Here, we create a new vertex \(s'\) and add directed edges (\(s’ → v\)) of weight \(0\) for every original vertex. This keeps the time complexity \(O(mn)\).
- Output the Negative Weight Cycle: The naive approach is to take the changes that happen when Bellman Ford is run \(n\) more times. All the changes only happen to nodes in the negative weight cycle.
However, we can store predecessor pointers. This way, after the \(n^{th}\) relaxation we follow predecessor pointers \(n\) steps from any relaxed vertex to land inside the cycle, then traverse until you return to the same vertex. The reconstruction cost is \(O(n)\) plus the cycle length so time complexity is still dominated by the \(O(nm)\) run.

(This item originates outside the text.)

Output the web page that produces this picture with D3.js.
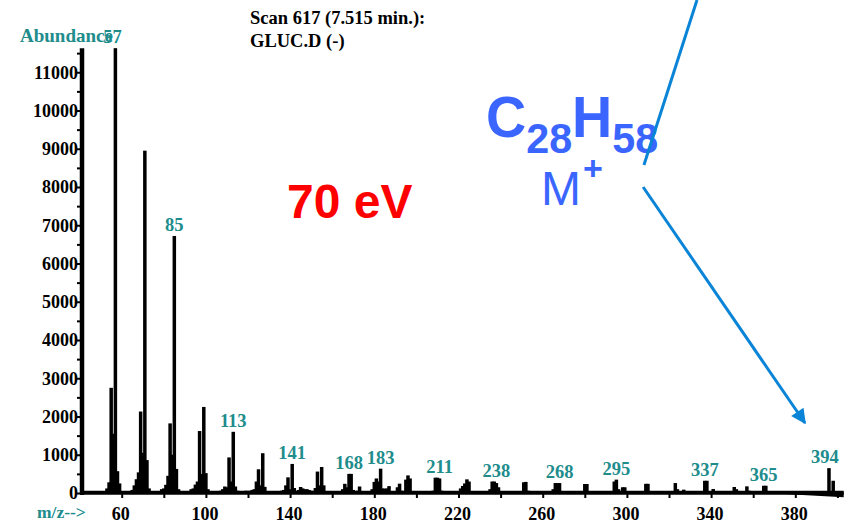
<!DOCTYPE html>
<html>
<head>
<meta charset="utf-8">
<script src="https://cdn.jsdelivr.net/npm/d3@7"></script>
<style>
  body { margin: 0; background: #fff; }
  #chart text { font-family: "Liberation Serif", "Times New Roman", serif; font-weight: bold; }
</style>
</head>
<body>
<div id="chart"></div>
<script>
// peaks of scan 617, m/z and abundance
const peakMz = [
  53, 54, 55, 56, 57, 58, 59,
  65, 66, 67, 68, 69, 70, 71, 72, 73,
  79, 80, 81, 82, 83, 84, 85, 86, 87,
  93, 94, 95, 96, 97, 98, 99, 100, 101,
  107, 108, 109, 110, 111, 112, 113, 114, 115,
  117, 119, 121, 122, 123, 124, 125, 126, 127, 128,
  131, 136, 137, 138, 139, 140, 141, 142,
  144, 145, 146, 147, 148, 149, 150, 152, 153, 154, 155, 156,
  165, 166, 167, 168, 169, 170, 172, 173,
  179, 180, 181, 182, 183, 184, 185, 186, 187, 191, 192, 193, 195, 196, 197,
  208, 209, 210, 211, 212,
  221, 222, 223, 224, 225,
  235, 236, 237, 238, 239,
  251, 252, 253,
  265, 266, 267, 268,
  280, 281,
  294, 295, 296, 298, 299,
  309, 310,
  323, 324, 327,
  337, 338, 341,
  351, 352, 357, 358,
  365, 366,
  396, 398
];
const peakAbundance = [
  120, 280, 2750, 1550, 11630, 570, 250,
  80, 200, 360, 540, 2130, 1050, 8950, 860, 120,
  100, 120, 215, 450, 1820, 1000, 6720, 630, 100,
  100, 120, 220, 300, 1620, 500, 2250, 520, 100,
  60, 100, 170, 150, 930, 300, 1600, 170, 60,
  50, 60, 60, 80, 100, 300, 620, 200, 1040, 160,
  50, 60, 80, 200, 410, 100, 760, 130,
  80, 157, 120, 100, 100, 80, 60, 130, 560, 200, 680, 200,
  100, 240, 150, 500, 500, 80, 60, 170,
  100, 290, 380, 300, 636, 120, 113, 120, 180, 150, 244, 60, 350, 460, 380,
  60, 400, 400, 380, 60,
  120, 183, 250, 357, 300,
  100, 300, 300, 260, 150,
  280, 290, 60,
  100, 260, 260, 260,
  235, 235,
  300, 350, 100, 150, 150,
  240, 240,
  260, 100, 87,
  320, 320, 105,
  157, 100, 174, 60,
  190, 190,
  650, 320
];
const peakLabels = [57, 85, 113, 141, 168, 183, 211, 238, 268, 295, 337, 365, 394];
const xTicks = d3.range(60, 401, 20);
const xTickLabels = [60, 100, 140, 180, 220, 260, 300, 340, 380];
const yTicks = d3.range(0, 11001, 1000);
const yMinorTicks = d3.range(500, 11501, 1000);
// smeared baseline after m/z 365
const noiseMz = [366, 403];
const noiseLow = [0, -110];
// pointer lines from the formula (m/z, abundance)
const pointerMz = [308.1, 333.3];
const pointerAbundance = [8575, 12889];
const arrowMz = [307.7, 384.6];
const arrowAbundance = [8000, 1830];

const width = 846, height = 523;
const teal = '#208c8c';

const svg = d3.select('#chart').append('svg')
  .attr('width', width)
  .attr('height', height);

const x = d3.scaleLinear().domain([60, 380]).range([121.7, 795.3]);
const y = d3.scaleLinear().domain([0, 11000]).range([493, 72.25]);

// bars
svg.append('g')
  .selectAll('rect')
  .data(peakMz)
  .enter()
  .append('rect')
  .attr('x', d => x(d) - 1.75)
  .attr('width', 3.5)
  .attr('y', (d, i) => y(peakAbundance[i]))
  .attr('height', (d, i) => y(0) - y(peakAbundance[i]))
  .attr('fill', '#000');

// smeared baseline
const noise = noiseMz.map((d, i) => ({ mz: d, low: noiseLow[i] }));
svg.append('path')
  .datum(noise)
  .attr('fill', '#000')
  .attr('d', d3.area().x(d => x(d.mz)).y0(d => y(d.low)).y1(y(0) - 1));

// x axis
const xAxis = svg.append('g')
  .attr('transform', `translate(0,${y(0)})`)
  .call(d3.axisBottom(x).tickValues(xTicks).tickSize(5).tickPadding(9)
    .tickFormat(d => xTickLabels.includes(d) ? d : ''));
xAxis.select('.domain').remove();
xAxis.selectAll('.tick line').attr('stroke', '#000').attr('stroke-width', 2);
xAxis.selectAll('.tick text').attr('font-size', 18).attr('fill', '#000').attr('dx', -1.5);

svg.append('line')
  .attr('x1', 80).attr('x2', x(403))
  .attr('y1', y(0) - 0.2).attr('y2', y(0) - 0.2)
  .attr('stroke', '#000').attr('stroke-width', 4);

// y axis
const yMinor = svg.append('g')
  .attr('transform', 'translate(80,0)')
  .call(d3.axisLeft(y).tickValues(yMinorTicks).tickSize(3).tickFormat(''));
yMinor.select('.domain').remove();
yMinor.selectAll('.tick line').attr('stroke-width', 2);

const yAxis = svg.append('g')
  .attr('transform', 'translate(80,0)')
  .call(d3.axisLeft(y).tickValues(yTicks).tickSize(3).tickPadding(-1).tickFormat(d3.format('d')));
yAxis.select('.domain').remove();
yAxis.selectAll('.tick line').attr('stroke-width', 2);
yAxis.selectAll('.tick text').attr('font-size', 18).attr('fill', '#000');

svg.append('line')
  .attr('x1', 82).attr('x2', 82)
  .attr('y1', y(11630)).attr('y2', y(0) + 2)
  .attr('stroke', '#000').attr('stroke-width', 4.5);

// peak labels
svg.append('g')
  .selectAll('text')
  .data(peakLabels)
  .enter()
  .append('text')
  .attr('x', d => x(d) - (d === 57 ? 3 : 0))
  .attr('y', d => {
    const near = peakMz.map((m, i) => Math.abs(m - d) <= 3 ? peakAbundance[i] : 0);
    return y(d3.max(near)) - 5;
  })
  .attr('text-anchor', 'middle')
  .attr('font-size', 18.5)
  .attr('fill', teal)
  .text(d => d);

svg.append('text')
  .attr('x', 20).attr('y', 42)
  .attr('font-size', 19).attr('fill', teal)
  .text('Abundance');

svg.append('text')
  .attr('x', 37).attr('y', 518)
  .attr('font-size', 17.5).attr('fill', teal)
  .text('m/z-->');

svg.append('text')
  .attr('x', 250).attr('y', 24)
  .attr('font-size', 18.5).attr('fill', '#000')
  .text('Scan 617 (7.515 min.):');

svg.append('text')
  .attr('x', 250).attr('y', 47)
  .attr('font-size', 18.5).attr('fill', '#000')
  .text('GLUC.D (-)');

// annotations
svg.append('text')
  .attr('x', 287).attr('y', 218)
  .style('font-family', '"Liberation Sans", Arial, sans-serif')
  .attr('font-size', 48).attr('fill', '#ff0000')
  .text('70 eV');

const formula = svg.append('text')
  .attr('transform', 'translate(486,137) scale(0.96,1)')
  .style('font-family', '"Liberation Sans", Arial, sans-serif')
  .attr('fill', '#3a66ff');
formula.append('tspan').attr('font-size', 58).text('C');
formula.append('tspan').attr('font-size', 43).attr('dy', 16).text('28');
formula.append('tspan').attr('font-size', 58).attr('dy', -16).text('H');
formula.append('tspan').attr('font-size', 43).attr('dy', 16).text('58');

svg.append('text')
  .attr('x', 541).attr('y', 205)
  .style('font-family', '"Liberation Sans", Arial, sans-serif')
  .style('font-weight', 'normal')
  .attr('font-size', 48).attr('fill', '#3a66ff')
  .text('M');
svg.append('text')
  .attr('x', 583).attr('y', 180)
  .style('font-family', '"Liberation Sans", Arial, sans-serif')
  .attr('font-size', 34).attr('fill', '#3a66ff')
  .text('+');

const blue = '#0a84d6';
svg.append('defs').append('marker')
  .attr('id', 'head')
  .attr('viewBox', '0 0 10 10')
  .attr('refX', 9).attr('refY', 5)
  .attr('markerUnits', 'userSpaceOnUse')
  .attr('markerWidth', 17).attr('markerHeight', 15)
  .attr('orient', 'auto')
  .append('path')
  .attr('d', 'M0,0 L10,5 L0,10 z')
  .attr('fill', blue);

const line = d3.line().x(d => x(d[0])).y(d => y(d[1]));
svg.append('path')
  .datum(pointerMz.map((d, i) => [d, pointerAbundance[i]]))
  .attr('d', line)
  .attr('stroke', blue).attr('stroke-width', 3).attr('fill', 'none');
svg.append('path')
  .datum(arrowMz.map((d, i) => [d, arrowAbundance[i]]))
  .attr('d', line)
  .attr('stroke', blue).attr('stroke-width', 3).attr('fill', 'none')
  .attr('marker-end', 'url(#head)');
</script>
</body>
</html>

Algorithm FindNegativeCycle(Graph, source): 1. Run Bellman-Ford(Graph, source) for n iterations (where n = number of vertices). - Keep track of predecessor[v] for each vertex v. 2. If no vertex was updated in the nth iteration: Report "No negative cycle." Else: Let x = any vertex that was updated in the nth iteration. 3. To ensure x is inside the cycle (not just affected by it): Repeat n times: x = predecessor[x] 4. Initialize empty list Cycle. Start from x and do: current = x Repeat: Add current to Cycle current = predecessor[current] Until current == x AND Cycle has more than 1 vertex 5. Reverse Cycle to get correct order. Output Cycle as the negative weight cycle.